According to at least some embodiments, the apparatus further comprises means for acquiring attributes from a storing unit storing the attributes, wherein the attributes are usable for specifying the intent.

According to at least some embodiments, the apparatus further comprises the storing unit.

According to at least some embodiments, the apparatus further comprises means for storing the intent into the storing unit. According to at least some embodiments, the apparatus further comprises a second user interface for querying the storing unit for associations between at least one of verbs, contexts, parameters and control objects.

According to at least some embodiments, the apparatus further comprises a first interface, and means for acquiring, via the first interface, at least one of the control object and the attributes from a network management apparatus of the communication network.

According to at least some embodiments, the apparatus further comprises means for checking, based on rules defining the syntax, correctness and completeness of the intent that has been specified.

According to at least some embodiments, the apparatus further comprises means for authenticating a user for the right to execute the intent.

According to at least some embodiments, the apparatus further comprises a second interface, and means for receiving credentials fitting the intent via the second interface.

According to at least some embodiments, the apparatus further comprises a third interface to an intent fulfillment apparatus for implementing execution logic of the intent, and means for sending a first message via the third interface.

According to at least some embodiments, the first message includes a request for executing the intent.

According to at least some embodiments, the apparatus further comprises means for receiving a second message via the third interface.

According to at least some embodiments, the second message comprises: an indication of a result of execution of the intent and optionally a reason for the result, and/or execution logic for the intent.
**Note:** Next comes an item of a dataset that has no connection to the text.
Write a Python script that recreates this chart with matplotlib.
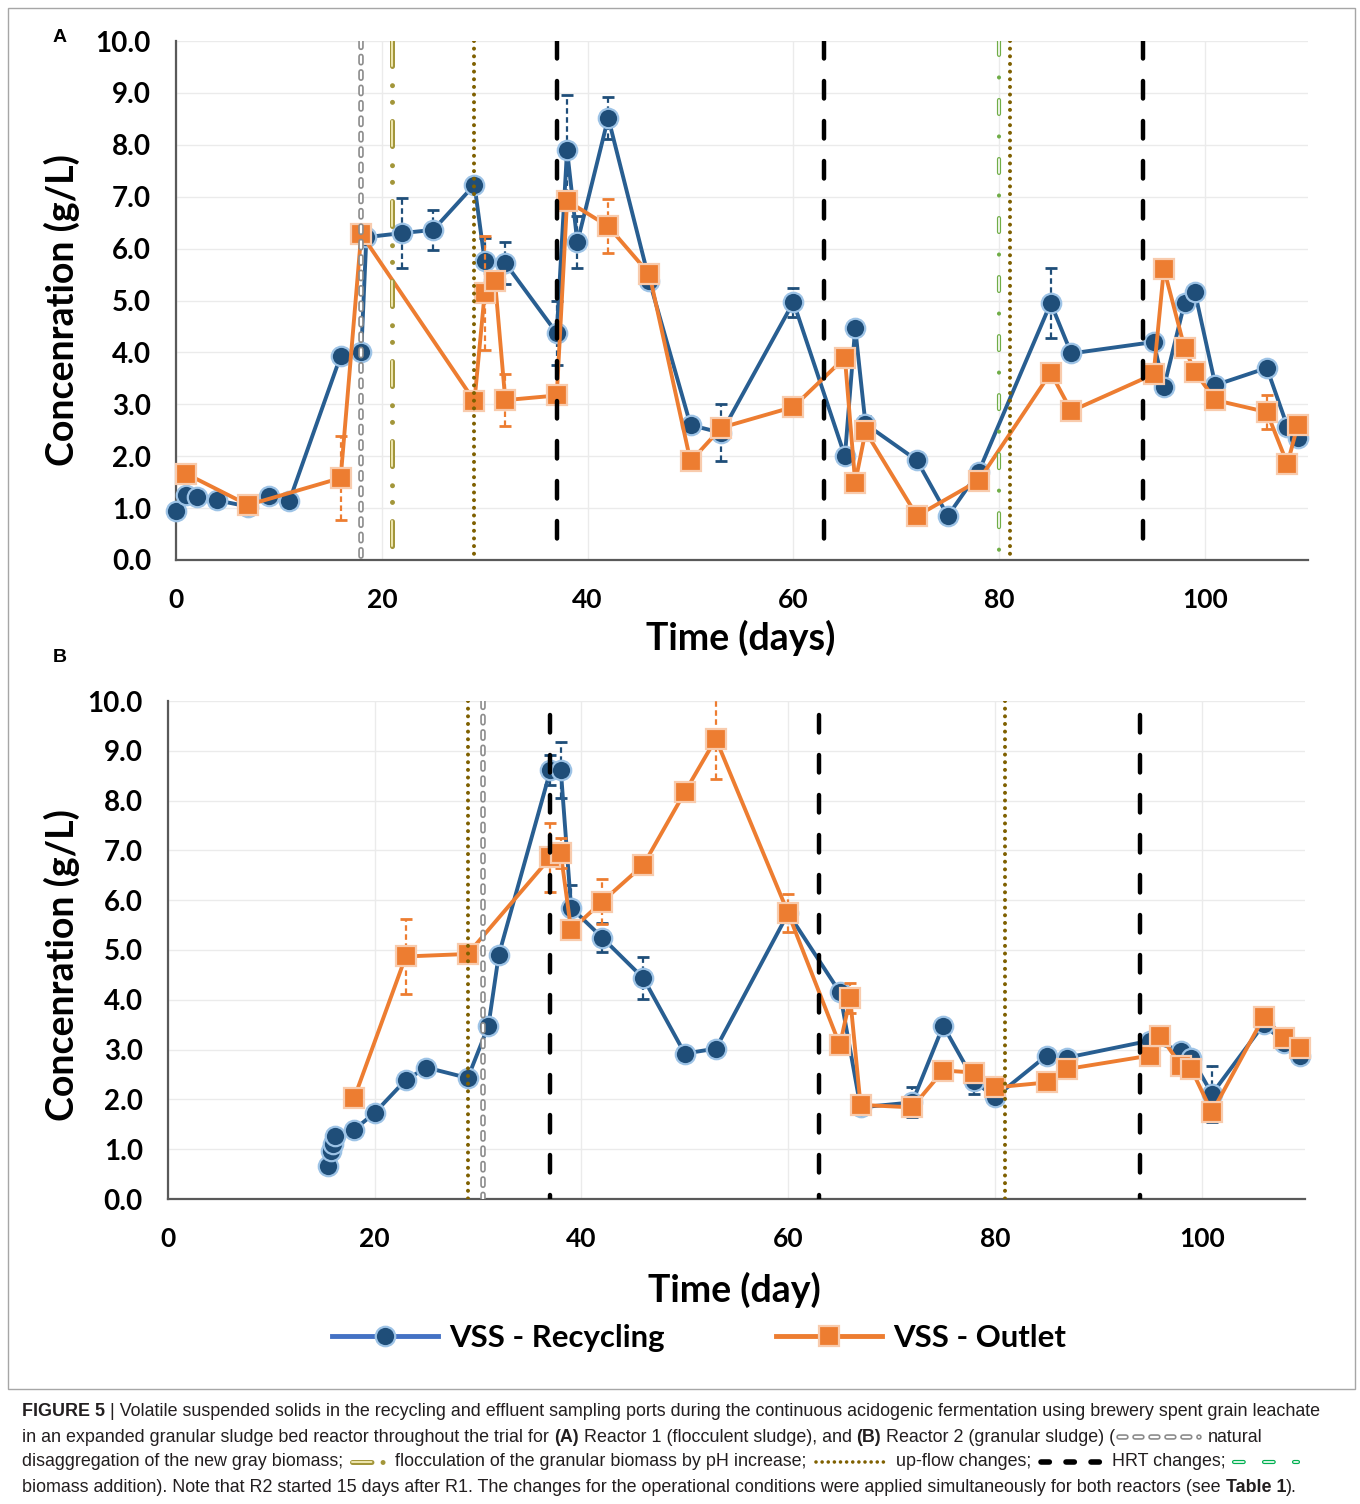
import numpy as np
import matplotlib.pyplot as plt
from matplotlib.lines import Line2D
from matplotlib.patches import Rectangle

plt.rcParams['lines.scale_dashes'] = False
W, H = 1360, 1504

# ---- donnees ----
# (A) reacteur 1
A_rec_day = [0, 1, 2, 4, 7, 9, 11, 16, 18, 18.5, 22, 25, 29, 30, 32, 37, 38, 39, 42, 46,
             50, 53, 60, 65, 66, 67, 72, 75, 78, 85, 87, 95, 96, 98, 99, 101, 106, 108, 109]
A_rec_val = [0.95, 1.25, 1.22, 1.15, 1.03, 1.23, 1.13, 3.93, 4.0, 6.22, 6.3, 6.36, 7.23, 5.76, 5.72,
             4.37, 7.9, 6.12, 8.52, 5.38, 2.6, 2.45, 4.97, 2.0, 4.47, 2.62, 1.92, 0.85, 1.7, 4.95,
             3.98, 4.2, 3.33, 4.95, 5.17, 3.37, 3.7, 2.57, 2.35]
A_rec_err = [0, 0, 0, 0, 0, 0, 0, 0, 0, 0, 0.68, 0.38, 0.1, 0.45, 0.4, 0.62, 1.05, 0.5, 0.4, 0,
             0, 0.55, 0.28, 0, 0, 0.15, 0, 0, 0, 0.67, 0, 0, 0, 0, 0, 0.1, 0, 0, 0]

A_out_day = [1, 7, 16, 18, 29, 30, 31, 32, 37, 38, 42, 46, 50, 53, 60, 65, 66, 67, 72, 78,
             85, 87, 95, 96, 98, 99, 101, 106, 108, 109]
A_out_val = [1.66, 1.06, 1.58, 6.28, 3.06, 5.15, 5.37, 3.08, 3.17, 6.92, 6.43, 5.51, 1.9, 2.55, 2.95,
             3.9, 1.49, 2.48, 0.85, 1.53, 3.61, 2.87, 3.58, 5.61, 4.09, 3.63, 3.08, 2.85, 1.85, 2.6]
A_out_err = [0, 0, 0.8, 0.15, 0, 1.1, 0, 0.5, 0, 0, 0.52, 0, 0, 0, 0,
             0, 0, 0, 0, 0, 0, 0, 0, 0, 0, 0, 0, 0.33, 0, 0]

# (B) reacteur 2
B_rec_day = [15.5, 15.8, 16, 16.2, 18, 20, 23, 25, 29, 31, 32, 37, 38, 39, 42, 46, 50, 53, 60, 65,
             67, 72, 75, 78, 80, 85, 87, 95, 98, 99, 101, 106, 108, 109.5]
B_rec_val = [0.67, 0.97, 1.1, 1.27, 1.39, 1.73, 2.39, 2.64, 2.43, 3.48, 4.9, 8.61, 8.62, 5.85, 5.25,
             4.43, 2.92, 3.02, 5.74, 4.15, 1.84, 1.94, 3.48, 2.37, 2.04, 2.88, 2.84, 3.18, 2.98, 2.84,
             2.11, 3.51, 3.14, 2.88]
B_rec_err = [0, 0, 0, 0, 0, 0, 0, 0, 0, 0, 0, 0.3, 0.56, 0.45, 0.3, 0.42, 0, 0, 0, 0,
             0, 0.3, 0, 0.27, 0, 0, 0, 0, 0, 0, 0.57, 0, 0, 0]

B_out_day = [18, 23, 29, 37, 38, 39, 42, 46, 50, 53, 60, 65, 66, 67, 72, 75, 78, 80, 85, 87,
             95, 96, 98, 99, 101, 106, 108, 109.5]
B_out_val = [2.02, 4.87, 4.92, 6.86, 6.94, 5.4, 5.97, 6.71, 8.17, 9.24, 5.74, 3.09, 4.03, 1.89, 1.84,
             2.58, 2.54, 2.24, 2.34, 2.61, 2.88, 3.28, 2.68, 2.61, 1.74, 3.65, 3.24, 3.04]
B_out_err = [0, 0.76, 0, 0.7, 0.3, 0, 0.45, 0, 0, 0.8, 0.38, 0, 0.3, 0, 0,
             0, 0, 0, 0, 0, 0, 0, 0, 0, 0, 0, 0, 0]

# changements operatoires (jours)
A_events = [(18, 'gray'), (21, 'floc'), (29, 'upflow'), (37, 'hrt'), (63, 'hrt'),
            (94, 'hrt'), (80, 'green'), (81, 'upflow')]
B_events = [(29, 'upflow'), (30.5, 'gray'), (37, 'hrt'), (63, 'hrt'), (94, 'hrt'), (81, 'upflow')]

# styles des traits verticaux : (couleur, epaisseur, tirets en points)
vstyles = {
    'gray':   [('#8C8C8C', 4.0, (4.6, 6.5)), ('white', 1.6, (4.6, 6.5))],
    'floc':   [('#A3963A', 3.6, (18, 13.8, 0.01, 12, 0.01, 13.79)), ('#EFE7B0', 1.4, (18, 39.6))],
    'upflow': [('#7F6000', 2.9, (0.01, 5.5))],
    'hrt':    [('black', 3.2, (12.6, 16.2))],
    'green':  [('#70AD47', 3.0, (10, 16.25, 0.01, 16.24)), ('white', 1.2, (10, 32.5))],
}
# petits symboles dans la legende de la figure
istyles = {
    'gray':   [('#8C8C8C', 4.0, (5.0, 6.5)), ('white', 1.6, (5.0, 6.5))],
    'floc':   [('#A3963A', 3.6, (14, 8, 0.01, 30)), ('#EFE7B0', 1.4, (14, 38))],
    'upflow': [('#7F6000', 2.6, (0.01, 4.4))],
    'hrt':    [('black', 4.0, (6.0, 12.0))],
    'green':  [('#00B050', 3.0, (7.0, 14.6)), ('white', 1.2, (7.0, 14.6))],
}

BLUE_L, BLUE_F, BLUE_E = '#285E91', '#1F4E79', '#9DC3E6'
ORNG_L, ORNG_F, ORNG_E = '#ED7D31', '#ED7D31', '#F8CBAD'
FONT = 'Lato'

fig = plt.figure(figsize=(W / 100, H / 100), dpi=100)


def px_axes(l, t, r, b):
    return fig.add_axes([l / W, 1 - b / H, (r - l) / W, (b - t) / H])


def series(ax, d, v, e, lc, fc, ec, mk, ms, z):
    d, v, e = np.asarray(d), np.asarray(v), np.asarray(e)
    m = e > 0
    eb = ax.errorbar(d[m], v[m], yerr=e[m], fmt='none', ecolor=fc, elinewidth=1.6,
                     capsize=4, capthick=2, zorder=z)
    eb[2][0].set_linestyle((0, (4, 2.5)))
    ax.plot(d, v, color=lc, lw=2.8, marker=mk, ms=ms, mfc=fc, mec=ec, mew=1.6,
            zorder=z + 1, clip_on=False)


def setup(ax, top_frac_hrt=1.0, events=()):
    ax.set_xlim(0, 110)
    ax.set_ylim(0, 10)
    ax.set_xticks(np.arange(0, 101, 20))
    ax.set_yticks(np.arange(0, 10.1, 1))
    ax.set_yticklabels(['%.1f' % t for t in np.arange(0, 10.1, 1)])
    ax.tick_params(length=0, labelsize=19, pad=20)
    ax.tick_params(axis='y', labelsize=20, pad=18)
    for lab in ax.get_xticklabels() + ax.get_yticklabels():
        lab.set_fontfamily(FONT)
        lab.set_fontweight('bold')
    ax.grid(True, color='#EBEBEB', lw=1)
    ax.set_axisbelow(True)
    for s in ['top', 'right']:
        ax.spines[s].set_visible(False)
    for s in ['left', 'bottom']:
        ax.spines[s].set_color('#595959')
        ax.spines[s].set_linewidth(1.6)
    for x, kind in events:
        ymax = top_frac_hrt if kind == 'hrt' else 1.0
        for c, lw, ds in vstyles[kind]:
            # trace du haut vers le bas pour que les tirets partent du haut
            ax.plot([x, x], [ymax, 0], transform=ax.get_xaxis_transform(), color=c, lw=lw,
                    linestyle=(0, ds), dash_capstyle='round', zorder=10)


# ---- panneau A ----
axA = px_axes(176, 41, 1308, 560)
series(axA, A_rec_day, A_rec_val, A_rec_err, BLUE_L, BLUE_F, BLUE_E, 'o', 14, 3)
series(axA, A_out_day, A_out_val, A_out_err, ORNG_L, ORNG_F, ORNG_E, 's', 14, 5)
setup(axA, 1.0, A_events)

# ---- panneau B ----
axB = px_axes(168, 701, 1305, 1199)
series(axB, B_rec_day, B_rec_val, B_rec_err, BLUE_L, BLUE_F, BLUE_E, 'o', 14, 3)
series(axB, B_out_day, B_out_val, B_out_err, ORNG_L, ORNG_F, ORNG_E, 's', 14, 5)
setup(axB, 0.972, B_events)

lab_kw = dict(fontsize=27, fontweight='bold', family=FONT, color='black', ha='center', va='center')
fig.text(62 / W, 1 - 310 / H, 'Concenration (g/L)', rotation=90, **lab_kw)
fig.text(62 / W, 1 - 965 / H, 'Concenration (g/L)', rotation=90, **lab_kw)
fig.text(741 / W, 1 - 638 / H, 'Time (days)', **lab_kw)
fig.text(734 / W, 1 - 1290 / H, 'Time (day)', **lab_kw)
fig.text(60 / W, 1 - 38 / H, 'A', fontsize=14, fontweight='bold', family='Liberation Sans', ha='center', va='center')
fig.text(60 / W, 1 - 658 / H, 'B', fontsize=14, fontweight='bold', family='Liberation Sans', ha='center', va='center')

# legende
h1 = Line2D([], [], color='#4472C4', lw=3.5, marker='o', ms=14, mfc=BLUE_F, mec=BLUE_E, mew=1.6)
h2 = Line2D([], [], color=ORNG_L, lw=3.5, marker='s', ms=14, mfc=ORNG_F, mec=ORNG_E, mew=1.6)
fig.legend([h1, h2], ['VSS - Recycling', 'VSS - Outlet'], loc='center', bbox_to_anchor=(0.514, 1 - 1338 / H),
           ncol=2, frameon=False, numpoints=1, handlelength=3.4, columnspacing=3.6, handletextpad=0.35,
           prop=dict(family=FONT, weight='bold', size=22.4))

# cadre
fig.add_artist(Rectangle((8 / W, 1 - 1389 / H), (1355 - 8) / W, (1389 - 8) / H, transform=fig.transFigure,
                         fill=False, ec='#A6A6A6', lw=1))

# ---- legende de la figure ----
CAP_FS = 12.9
rend = fig.canvas.get_renderer()


def text_w(s, bold=False):
    t = fig.text(0, 0, s, fontsize=CAP_FS, family='Liberation Sans', fontweight='bold' if bold else 'normal')
    w = t.get_window_extent(rend).width
    t.remove()
    return w


SP = text_w('a a') - text_w('aa')


def icon(x, y, kind, length):
    for c, lw, ds in istyles[kind]:
        fig.add_artist(Line2D([x / W, (x + length) / W], [1 - y / H, 1 - y / H], transform=fig.transFigure,
                              color=c, lw=lw, linestyle=(0, ds), dash_capstyle='round'))
    return x + length


def cap_line(y, parts):
    x = 22
    for i, p in enumerate(parts):
        if p[0] == 'icon':
            x = icon(x + 4, y, p[1], p[2]) + 4
        else:
            s, bold = p[1], p[0] == 'b'
            t = fig.text(x / W, 1 - y / H, s, fontsize=CAP_FS, family='Liberation Sans',
                         fontweight='bold' if bold else 'normal', color='#231F20', ha='left', va='center')
            x += t.get_window_extent(rend).width
        if i + 1 < len(parts) and not p[-1] == 'nosp':
            x += SP


cap_line(1412, [('b', 'FIGURE 5'),
                ('n', '| Volatile suspended solids in the recycling and effluent sampling ports during the '
                      'continuous acidogenic fermentation using brewery spent grain leachate')])
cap_line(1437, [('n', 'in an expanded granular sludge bed reactor throughout the trial for'), ('b', '(A)'),
                ('n', 'Reactor 1 (flocculent sludge), and'), ('b', '(B)'),
                ('n', 'Reactor 2 (granular sludge) (', 'nosp'), ('icon', 'gray', 80), ('n', 'natural')])
cap_line(1462, [('n', 'disaggregation of the new gray biomass;'), ('icon', 'floc', 34),
                ('n', 'flocculation of the granular biomass by pH increase;'), ('icon', 'upflow', 72),
                ('n', 'up-flow changes;'), ('icon', 'hrt', 62), ('n', 'HRT changes;'), ('icon', 'green', 64)])
cap_line(1487, [('n', 'biomass addition). Note that R2 started 15 days after R1. The changes for the operational '
                      'conditions were applied simultaneously for both reactors (see'),
                ('b', 'Table 1', 'nosp'), ('n', ').')])

plt.savefig('out.png', dpi=100)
According to at least some embodiments, the apparatus further comprises means for defining an intent based on the syntax and creating execution logic for the intent.

According to at least some embodiments, the apparatus further comprises a third user interface, and means for sending a third message via the third user interface, wherein the third message comprises: a request for a response from the user regarding a syntax problem, and/or a response on a result of an execution of the intent and optionally a reason for the result.

It is to be understood that the above description is illustrative and is not to be construed as limiting. Various modifications and applications may occur to those skilled in the art without departing from the true spirit and scope of as defined by the appended claims.